Energy and Storage: Megapack and Powerwall Growth

Tesla’s energy generation and storage revenue grew 67% year-over-year to $2.73 billion. The company reported a fourth consecutive record quarter for Powerwall deployments, crossing 1 GWh for the first time. Megapack production at the new Megafactory in Shanghai began during the quarter, though shipments are expected in future quarters. Total energy storage deployments reached 10.4 GWh for the quarter.

Tesla cited increasing energy demand from AI infrastructure and traditional utilities as a major growth opportunity for its energy storage business.

New Products and Manufacturing Expansion

Photo credit: Tesla
Photo credit: Tesla

Tesla officially launched the Long Range Cybertruck in Q1, featuring 362 miles of range and a starting price under $63,000 after incentives. U.S.-delivered Model 3 and Model Y vehicles are now built with 100% domestically produced battery packs.

In Texas, Gigafactory Austin produced its 400,000th vehicle, and the company continued tooling and installation for the Cybercab and Tesla Semi production lines. Gigafactory Berlin surpassed 500,000 units of Model Y production, and deliveries for the Cybertruck are expected to begin in Saudi Arabia later this year.

Outlook: Product Expansion and Continued Uncertainty

Tesla maintained that its new, more affordable models remain on track for production in the first half of 2025. These models will incorporate both current and next-generation platforms and will be built on existing manufacturing lines, a strategy intended to maximize volume growth while minimizing capital expenditures.

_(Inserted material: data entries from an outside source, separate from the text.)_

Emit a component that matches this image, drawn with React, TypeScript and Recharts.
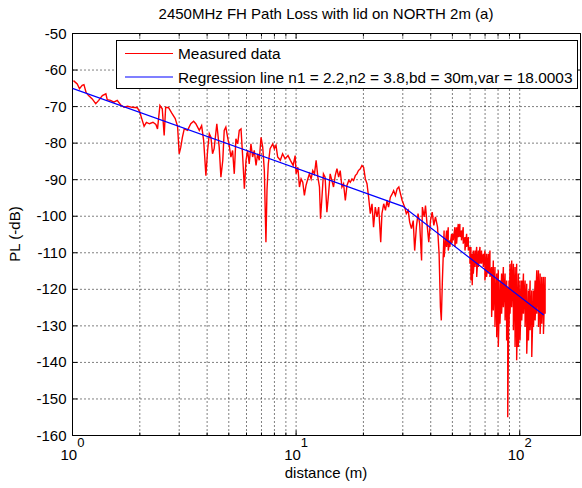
import { LineChart, Line, XAxis, YAxis, CartesianGrid, Legend, ReferenceArea } from "recharts";

// measured path loss, distance (m) -> PL (-dB), traced point by point up to ~45 m
const nearDist = [
  1.01, 1.05, 1.075, 1.105, 1.125, 1.15, 1.18, 1.225, 1.27, 1.31, 1.36, 1.41, 1.43, 1.48, 1.53, 1.585,
  1.64, 1.7, 1.76, 1.85, 1.95, 2.0, 2.04, 2.09, 2.14, 2.21, 2.29, 2.36, 2.4, 2.46, 2.52, 2.57, 2.61,
  2.69, 2.78, 2.88, 2.95, 3.0, 3.05, 3.1, 3.16, 3.27, 3.38, 3.48, 3.56, 3.69, 3.78, 3.86, 3.95, 4.02,
  4.09, 4.16, 4.23, 4.3, 4.42, 4.53, 4.61, 4.7, 4.77, 4.85, 4.94, 5.02, 5.11, 5.2, 5.29, 5.38, 5.48,
  5.57, 5.67, 5.77, 5.87, 5.97, 6.07, 6.17, 6.28, 6.39, 6.5, 6.62, 6.73, 6.84, 6.97, 7.09, 7.21, 7.33,
  7.41, 7.51, 7.65, 7.86, 7.99, 8.13, 8.27, 8.5, 8.7, 8.93, 9.2, 9.43, 9.7, 9.9, 10.0, 10.18, 10.35,
  10.53, 10.71, 10.89, 11.07, 11.28, 11.47, 11.67, 11.87, 12.08, 12.29, 12.51, 12.72, 12.86, 13.05,
  13.25, 13.48, 13.73, 13.97, 14.2, 14.45, 14.7, 14.96, 15.23, 15.5, 15.75, 16.03, 16.3, 16.6, 16.88,
  17.2, 17.47, 17.78, 18.07, 18.4, 18.7, 19.0, 19.37, 19.7, 20.04, 20.4, 20.75, 21.1, 21.47, 21.85,
  22.2, 22.6, 23.0, 23.4, 23.9, 24.2, 24.65, 25.1, 25.5, 25.9, 26.4, 26.9, 27.3, 27.8, 28.3, 28.8,
  29.3, 29.8, 30.6, 31.1, 31.7, 32.2, 32.8, 33.4, 33.9, 34.5, 35.1, 35.7, 36.4, 36.7, 37.4, 37.9,
  38.5, 39.2, 39.9, 40.6, 41.3, 42.0, 42.9, 43.6, 44.2, 44.6, 45.1,
];
const nearPL = [
  -62.9, -63.8, -65.1, -64.2, -64.0, -66.1, -67.0, -67.9, -69.2, -68.3, -67.0, -66.5, -68.1, -68.3, -68.8, -68.3,
  -69.5, -70.2, -69.9, -70.2, -70.3, -71.5, -73.3, -75.4, -74.3, -74.7, -74.3, -74.9, -76.1, -69.7, -70.6, -77.9, -70.2,
  -70.3, -71.8, -73.3, -75.4, -82.9, -81.1, -78.4, -76.1, -76.5, -74.7, -74.0, -74.7, -76.5, -75.2, -79.3, -88.9, -82.0,
  -77.4, -78.4, -82.9, -81.5, -74.7, -81.1, -89.3, -84.7, -76.5, -75.6, -78.4, -80.6, -83.8, -82.0, -88.4, -78.8, -80.2,
  -76.5, -76.1, -83.8, -92.5, -84.7, -82.0, -85.7, -80.2, -83.8, -82.0, -86.1, -82.9, -84.7, -78.4, -81.1, -87.5, -107.1,
  -92.9, -85.7, -81.5, -80.2, -81.5, -80.6, -83.8, -84.7, -82.9, -84.3, -83.4, -84.7, -86.1, -83.4, -88.4, -86.6, -92.0,
  -89.8, -90.7, -94.3, -91.6, -89.8, -88.4, -89.8, -87.5, -88.4, -84.7, -89.3, -92.0, -100.7, -94.8,
  -88.4, -89.3, -98.9, -93.9, -88.4, -90.2, -92.0, -88.9, -87.0, -89.3, -87.5, -92.0, -91.1, -95.7, -91.6,
  -90.2, -90.7, -89.8, -90.2, -88.9, -88.4, -87.5, -87.0, -86.1, -86.6, -89.8, -91.1, -94.8, -99.3, -96.6,
  -103.0, -97.5, -100.2, -97.5, -107.1, -99.3, -96.6, -98.4, -95.7, -97.5, -94.8, -93.9, -93.0, -94.3, -92.5, -92.0,
  -93.9, -95.7, -97.5, -99.3, -98.4, -101.6, -103.4, -101.2, -109.4, -103.0, -99.3, -102.1, -112.1, -97.5, -100.2, -97.1,
  -102.1, -107.1, -101.2, -98.9, -102.5, -100.2, -103.0, -110.3, -124.9, -128.5, -117.6,
];

// beyond ~45 m the trace is a dense band: upper and lower edge per step
const farDist = [
  45.9, 47.1, 47.9, 48.7, 49.6, 50.4, 51.3, 52.2, 53.1, 54.0, 54.9, 55.9, 56.9, 57.9, 58.9, 59.9,
  60.5, 61.3, 62.0, 63.1, 64.2, 65.3, 66.4, 67.5, 68.7, 69.9, 71.1, 72.4, 73.6, 74.9, 76.2, 77.5,
  78.9, 80.2, 81.6, 83.0, 84.5, 86.0, 87.4, 88.4, 89.6, 90.5, 92.1, 93.7, 95.3, 96.9, 98.6, 100.3,
  102.1, 103.9, 105.7, 107.5, 109.4, 111.3, 113.2, 115.2, 117.2, 119.2, 121.3, 123.4, 125.5, 127.7, 129.9,
];
const farTop = [
  -103.9, -103.9, -103.0, -106.6, -104.8, -104.8, -103.0, -103.0, -102.1, -102.1, -103.9, -103.0, -105.7, -104.8, -105.7, -108.4,
  -108.4, -110.3, -109.4, -109.4, -108.4, -109.4, -108.4, -109.4, -110.3, -109.4, -110.3, -110.3, -109.4, -113.9, -112.1, -113.9,
  -115.7, -114.8, -117.6, -115.7, -113.9, -115.7, -117.6, -119.4, -117.6, -113.0, -112.1, -113.0, -113.9, -113.0, -115.7, -117.6,
  -117.6, -115.7, -117.6, -118.5, -120.3, -117.6, -120.3, -120.3, -117.6, -114.8, -114.8, -115.7, -116.6, -116.6, -116.6,
];
const farBottom = [
  -111.2, -108.4, -109.4, -108.4, -107.5, -106.6, -108.4, -107.5, -105.7, -105.7, -106.6, -107.5, -109.4, -108.4, -109.4, -113.0,
  -117.6, -118.9, -115.7, -113.9, -116.6, -113.9, -113.0, -113.0, -113.9, -117.6, -116.6, -115.7, -116.6, -127.6, -125.8, -130.3,
  -133.1, -135.8, -129.4, -126.7, -124.9, -128.5, -134.0, -155.0, -130.3, -126.7, -124.9, -131.2, -135.8, -139.4, -135.8, -134.0,
  -128.5, -126.7, -130.3, -137.6, -134.0, -131.2, -138.5, -130.3, -128.5, -126.7, -130.3, -132.2, -129.4, -132.2, -126.7,
];

// two-slope regression line (breakpoint at 30 m)
const regDist = [1, 30, 128];
const regPL = [-65, -97.3, -127];

const xTicks = [1, 2, 3, 4, 5, 6, 7, 8, 9, 10, 20, 30, 40, 50, 60, 70, 80, 90, 100];
const yTicks = [-160, -150, -140, -130, -120, -110, -100, -90, -80, -70, -60, -50];

const measured = [
  ...nearDist.map((d, i) => ({ d, pl: nearPL[i] })),
  ...farDist.flatMap((d, i) => [
    { d, pl: farTop[i] },
    { d, pl: farBottom[i] },
  ]),
];
const regression = regDist.map((d, i) => ({ d, pl: regPL[i] }));

const RED = "#ff0000";
const BLUE = "#0000ff";
const FONT = "'Liberation Sans', Arial, sans-serif";
const W = 582;
const H = 488;
const PLOT = { left: 72.5, top: 33.5, right: 580.5, bottom: 435.5 };

function XTick({ x, payload }: any) {
  const v = payload.value;
  const major = v === 1 || v === 10 || v === 100;
  const len = major ? 5 : 3;
  return (
    <g>
      <line x1={x} x2={x} y1={PLOT.bottom} y2={PLOT.bottom - len} stroke="#000" />
      <line x1={x} x2={x} y1={PLOT.top} y2={PLOT.top + len} stroke="#000" />
      {major && (
        <text x={x} y={460} textAnchor="middle" fontSize={15} fontFamily={FONT} fill="#000">
          <tspan>10</tspan>
          <tspan dy={-13} fontSize={13}>
            {Math.round(Math.log10(v))}
          </tspan>
        </text>
      )}
    </g>
  );
}

function YTick({ y, payload }: any) {
  return (
    <g>
      <line x1={PLOT.left} x2={PLOT.left + 5} y1={y} y2={y} stroke="#000" />
      <line x1={PLOT.right - 5} x2={PLOT.right} y1={y} y2={y} stroke="#000" />
      <text x={PLOT.left - 6} y={y} dy={5} textAnchor="end" fontSize={15} fontFamily={FONT} fill="#000">
        {payload.value}
      </text>
    </g>
  );
}

function LegendBox({ payload }: any) {
  const items = payload ?? [];
  return (
    <svg width={462} height={49} style={{ display: "block", background: "#fff" }}>
      <rect x={0.5} y={0.5} width={461} height={48} fill="#fff" stroke="#000" />
      {items.map((item: any, i: number) => {
        const cy = 13.5 + i * 23.5;
        return (
          <g key={item.value}>
            <line x1={9} x2={57} y1={cy} y2={cy} stroke={i === 0 ? RED : BLUE} strokeWidth={1.2} />
            <text x={62} y={cy + 5.5} fontSize={15.4} fontFamily={FONT} fill="#000">
              {item.value}
            </text>
          </g>
        );
      })}
    </svg>
  );
}

export default function App() {
  return (
    <div style={{ width: W, height: H, background: "#fff" }}>
      <style>{"body{margin:0}"}</style>
      <LineChart
        width={W}
        height={H}
        margin={{ top: 33.5, right: 1.5, left: 32.5, bottom: 22.5 }}
        style={{ background: "#fff" }}
      >
        <text x={326} y={19} textAnchor="middle" fontSize={15} fontFamily={FONT} fill="#000">
          2450MHz FH Path Loss with lid on NORTH 2m (a)
        </text>
        <CartesianGrid stroke="#000" strokeDasharray="1 3" />
        <XAxis
          type="number"
          dataKey="d"
          scale="log"
          domain={[1, 187]}
          allowDataOverflow
          ticks={xTicks}
          interval={0}
          tick={<XTick />}
          tickLine={false}
          axisLine={false}
          tickSize={0}
          tickMargin={0}
          height={30}
          label={{
            content: () => (
              <text x={326} y={478} textAnchor="middle" fontSize={15} fontFamily={FONT} fill="#000">
                distance (m)
              </text>
            ),
          }}
        />
        <YAxis
          type="number"
          dataKey="pl"
          domain={[-160, -50]}
          allowDataOverflow
          ticks={yTicks}
          interval={0}
          tick={<YTick />}
          tickLine={false}
          axisLine={false}
          tickSize={0}
          tickMargin={0}
          width={40}
          label={{
            content: () => (
              <text
                x={20}
                y={234}
                transform="rotate(-90 20 234)"
                textAnchor="middle"
                fontSize={15}
                fontFamily={FONT}
                fill="#000"
              >
                PL (-dB)
              </text>
            ),
          }}
        />
        <ReferenceArea x1={1} x2={187} y1={-160} y2={-50} fill="none" stroke="#000" strokeWidth={1} />
        <Line
          data={measured}
          dataKey="pl"
          name="Measured data"
          type="linear"
          stroke={RED}
          strokeWidth={1.4}
          dot={false}
          isAnimationActive={false}
        />
        <Line
          data={regression}
          dataKey="pl"
          name="Regression line n1 = 2.2,n2 = 3.8,bd = 30m,var = 18.0003"
          type="linear"
          stroke={BLUE}
          strokeWidth={1.2}
          dot={false}
          isAnimationActive={false}
        />
        <Legend
          layout="vertical"
          align="center"
          verticalAlign="middle"
          content={<LegendBox />}
          wrapperStyle={{ left: 116, top: 40, width: 462, height: 49 }}
        />
      </LineChart>
    </div>
  );
}
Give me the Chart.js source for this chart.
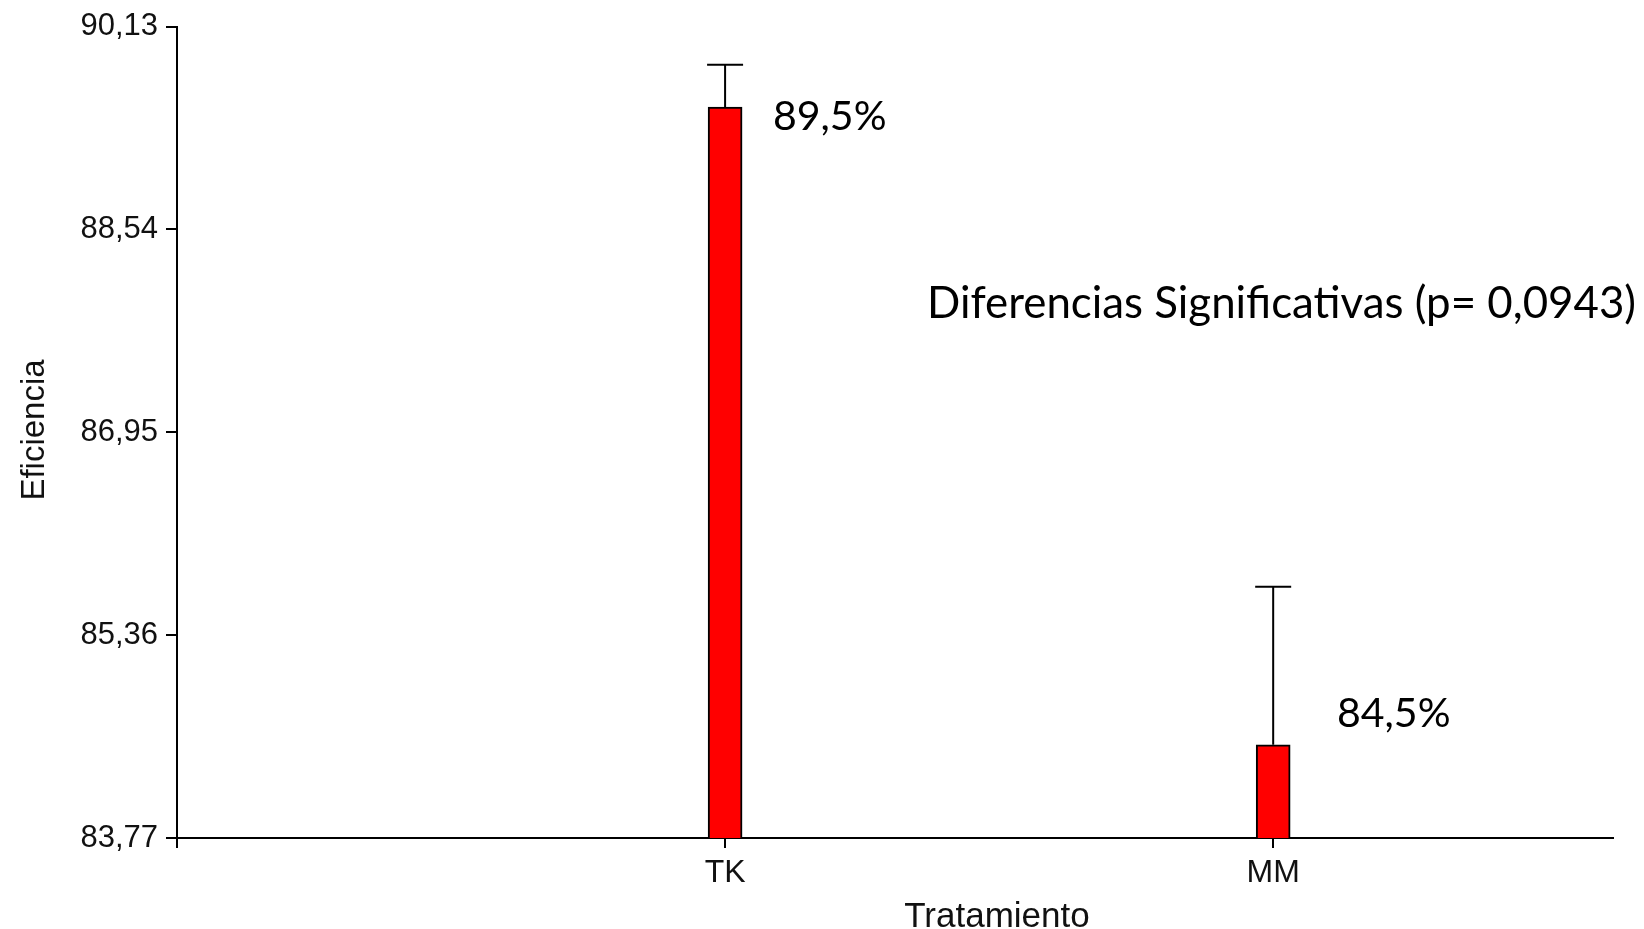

The company warned that shifting global trade policies and rising tariffs could impact both its automotive and energy businesses. Nonetheless, Tesla emphasized that it is well-positioned with a localized, cost-efficient manufacturing base and will continue to invest in AI, energy storage, and autonomy despite short-term profitability pressures.

Tesla plans to revisit its 2025 guidance during its Q2 earnings update.